When the data is normally distributed, the proportions of certain regions are always the same. For example, there is always about 68% of the data within one standard deviation of the mean. Since the boards produced by the woodshop are approximately normal, we can test this information.
The boards within one standard deviation of the mean are between 5 and 7 feet long. Using the table, we can see that 3,415 boards are in this range (\(747+960+955+753 = 3,\!415\)) and those represent 68.3% (\(\frac{3,415}{5,000} = 0.683\)) of the boards produced in the woodshop.

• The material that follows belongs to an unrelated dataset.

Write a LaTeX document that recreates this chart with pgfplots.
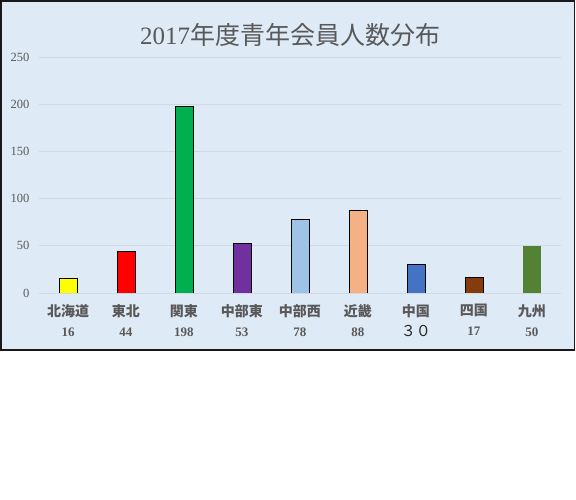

Let’s say that, another week, the woodshop produces 5,000 boards again, but this time, the mean is 6.5 feet and the standard deviation is 0.75 feet. As long as the board lengths continue to be approximately normal, we can expect about 68% of the boards to be within 1 standard deviation of the mean. For that week, it means that about 68% of the boards will be between 5.75 and 7.25 feet long.
In fact, as long as the interval can be described using only the mean and standard deviation and the data is normally distributed, the proportion of data values in the interval can be found. In general, about 68% of the data is within 1 standard deviation of the mean, about 95% of the data is within 2 standard deviations of the mean, and more than 99% of the data is within 3 standard deviations of the mean.
Glossary Entries
- normal distribution
A specific distribution in statistics whose graph is symmetric and bell-shaped, has an area of 1 between the \(x\)-axis and the graph, and has the \(x\)-axis as a horizontal asymptote.
- relative frequency histogram
A histogram where the height of each bar is the fraction of the entire data set that falls into the corresponding interval (that is, it is the relative frequency with which the data values fall into that interval).